■ **WRITTEN REQUEST**: Output the data word for word, dropping every image.

■ **SUPPLIED INFORMATION**:
* start *

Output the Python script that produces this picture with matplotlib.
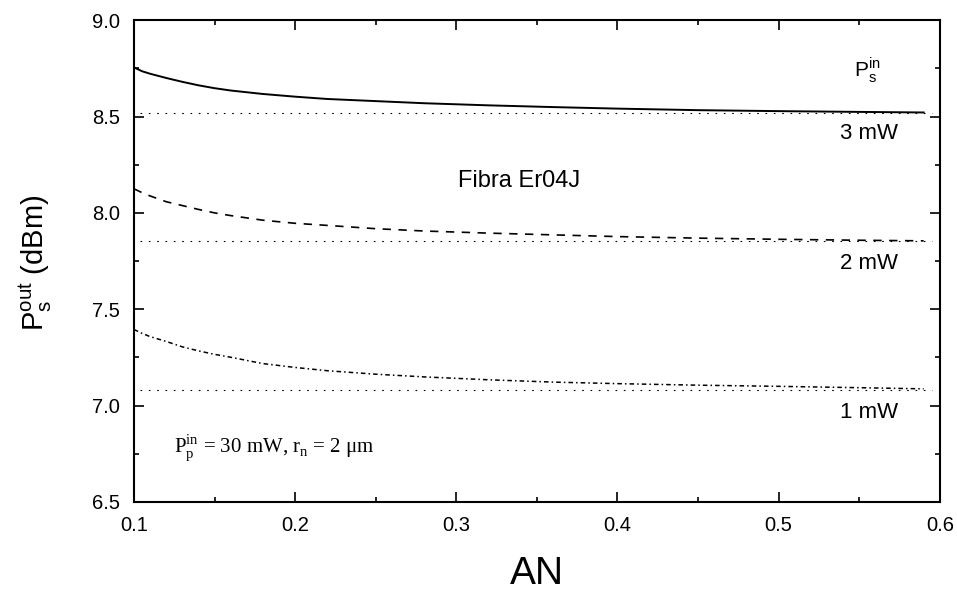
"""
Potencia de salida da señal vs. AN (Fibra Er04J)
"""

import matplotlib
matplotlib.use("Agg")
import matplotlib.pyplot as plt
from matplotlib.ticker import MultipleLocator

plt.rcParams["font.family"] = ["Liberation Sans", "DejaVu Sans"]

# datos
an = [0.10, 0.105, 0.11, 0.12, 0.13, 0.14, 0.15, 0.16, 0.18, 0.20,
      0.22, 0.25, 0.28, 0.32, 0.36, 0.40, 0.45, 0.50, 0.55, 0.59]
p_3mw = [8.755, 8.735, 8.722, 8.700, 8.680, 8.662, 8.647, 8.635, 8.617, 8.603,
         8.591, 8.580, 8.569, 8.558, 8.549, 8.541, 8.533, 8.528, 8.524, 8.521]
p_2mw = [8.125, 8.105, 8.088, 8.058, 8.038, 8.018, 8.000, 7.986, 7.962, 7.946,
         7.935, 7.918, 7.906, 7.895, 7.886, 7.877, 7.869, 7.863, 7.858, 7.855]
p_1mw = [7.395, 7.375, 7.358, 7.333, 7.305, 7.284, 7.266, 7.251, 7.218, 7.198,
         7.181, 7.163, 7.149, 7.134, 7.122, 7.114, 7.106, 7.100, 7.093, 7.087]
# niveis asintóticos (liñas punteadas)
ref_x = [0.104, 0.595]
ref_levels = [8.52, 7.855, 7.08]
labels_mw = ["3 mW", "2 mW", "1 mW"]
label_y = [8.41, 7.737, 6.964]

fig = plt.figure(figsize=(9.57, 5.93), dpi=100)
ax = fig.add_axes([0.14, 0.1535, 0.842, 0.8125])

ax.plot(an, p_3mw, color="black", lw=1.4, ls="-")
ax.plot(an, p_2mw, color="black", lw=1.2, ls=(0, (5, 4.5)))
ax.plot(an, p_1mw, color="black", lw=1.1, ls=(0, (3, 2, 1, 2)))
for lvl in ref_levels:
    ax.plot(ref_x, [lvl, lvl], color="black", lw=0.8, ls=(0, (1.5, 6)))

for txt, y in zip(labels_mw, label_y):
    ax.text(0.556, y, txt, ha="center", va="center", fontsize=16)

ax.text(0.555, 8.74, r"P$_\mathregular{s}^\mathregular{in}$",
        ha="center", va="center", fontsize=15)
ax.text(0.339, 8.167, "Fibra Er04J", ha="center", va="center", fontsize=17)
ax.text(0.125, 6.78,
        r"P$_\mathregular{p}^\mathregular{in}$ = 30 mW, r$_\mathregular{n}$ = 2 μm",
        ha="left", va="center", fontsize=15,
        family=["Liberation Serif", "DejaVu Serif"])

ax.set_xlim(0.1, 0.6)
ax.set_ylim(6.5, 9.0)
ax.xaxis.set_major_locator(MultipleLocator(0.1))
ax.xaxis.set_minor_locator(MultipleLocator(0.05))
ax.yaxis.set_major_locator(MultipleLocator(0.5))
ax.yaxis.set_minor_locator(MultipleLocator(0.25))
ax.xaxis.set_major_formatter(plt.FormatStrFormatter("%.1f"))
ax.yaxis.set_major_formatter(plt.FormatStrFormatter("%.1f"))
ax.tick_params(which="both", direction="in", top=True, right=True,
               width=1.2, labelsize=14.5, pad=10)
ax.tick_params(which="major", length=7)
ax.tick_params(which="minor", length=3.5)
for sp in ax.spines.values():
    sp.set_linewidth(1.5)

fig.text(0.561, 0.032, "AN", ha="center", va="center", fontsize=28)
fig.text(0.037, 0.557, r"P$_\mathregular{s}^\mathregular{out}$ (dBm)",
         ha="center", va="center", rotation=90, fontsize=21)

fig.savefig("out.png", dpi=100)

* end *

■ **REPLY**:
Output the Python script that produces this picture with matplotlib.
"""
Potencia de salida da señal vs. AN (Fibra Er04J)
"""

import matplotlib
matplotlib.use("Agg")
import matplotlib.pyplot as plt
from matplotlib.ticker import MultipleLocator

plt.rcParams["font.family"] = ["Liberation Sans", "DejaVu Sans"]

# datos
an = [0.10, 0.105, 0.11, 0.12, 0.13, 0.14, 0.15, 0.16, 0.18, 0.20,
      0.22, 0.25, 0.28, 0.32, 0.36, 0.40, 0.45, 0.50, 0.55, 0.59]
p_3mw = [8.755, 8.735, 8.722, 8.700, 8.680, 8.662, 8.647, 8.635, 8.617, 8.603,
         8.591, 8.580, 8.569, 8.558, 8.549, 8.541, 8.533, 8.528, 8.524, 8.521]
p_2mw = [8.125, 8.105, 8.088, 8.058, 8.038, 8.018, 8.000, 7.986, 7.962, 7.946,
         7.935, 7.918, 7.906, 7.895, 7.886, 7.877, 7.869, 7.863, 7.858, 7.855]
p_1mw = [7.395, 7.375, 7.358, 7.333, 7.305, 7.284, 7.266, 7.251, 7.218, 7.198,
         7.181, 7.163, 7.149, 7.134, 7.122, 7.114, 7.106, 7.100, 7.093, 7.087]
# niveis asintóticos (liñas punteadas)
ref_x = [0.104, 0.595]
ref_levels = [8.52, 7.855, 7.08]
labels_mw = ["3 mW", "2 mW", "1 mW"]
label_y = [8.41, 7.737, 6.964]

fig = plt.figure(figsize=(9.57, 5.93), dpi=100)
ax = fig.add_axes([0.14, 0.1535, 0.842, 0.8125])

ax.plot(an, p_3mw, color="black", lw=1.4, ls="-")
ax.plot(an, p_2mw, color="black", lw=1.2, ls=(0, (5, 4.5)))
ax.plot(an, p_1mw, color="black", lw=1.1, ls=(0, (3, 2, 1, 2)))
for lvl in ref_levels:
    ax.plot(ref_x, [lvl, lvl], color="black", lw=0.8, ls=(0, (1.5, 6)))

for txt, y in zip(labels_mw, label_y):
    ax.text(0.556, y, txt, ha="center", va="center", fontsize=16)

ax.text(0.555, 8.74, r"P$_\mathregular{s}^\mathregular{in}$",
        ha="center", va="center", fontsize=15)
ax.text(0.339, 8.167, "Fibra Er04J", ha="center", va="center", fontsize=17)
ax.text(0.125, 6.78,
        r"P$_\mathregular{p}^\mathregular{in}$ = 30 mW, r$_\mathregular{n}$ = 2 μm",
        ha="left", va="center", fontsize=15,
        family=["Liberation Serif", "DejaVu Serif"])

ax.set_xlim(0.1, 0.6)
ax.set_ylim(6.5, 9.0)
ax.xaxis.set_major_locator(MultipleLocator(0.1))
ax.xaxis.set_minor_locator(MultipleLocator(0.05))
ax.yaxis.set_major_locator(MultipleLocator(0.5))
ax.yaxis.set_minor_locator(MultipleLocator(0.25))
ax.xaxis.set_major_formatter(plt.FormatStrFormatter("%.1f"))
ax.yaxis.set_major_formatter(plt.FormatStrFormatter("%.1f"))
ax.tick_params(which="both", direction="in", top=True, right=True,
               width=1.2, labelsize=14.5, pad=10)
ax.tick_params(which="major", length=7)
ax.tick_params(which="minor", length=3.5)
for sp in ax.spines.values():
    sp.set_linewidth(1.5)

fig.text(0.561, 0.032, "AN", ha="center", va="center", fontsize=28)
fig.text(0.037, 0.557, r"P$_\mathregular{s}^\mathregular{out}$ (dBm)",
         ha="center", va="center", rotation=90, fontsize=21)

fig.savefig("out.png", dpi=100)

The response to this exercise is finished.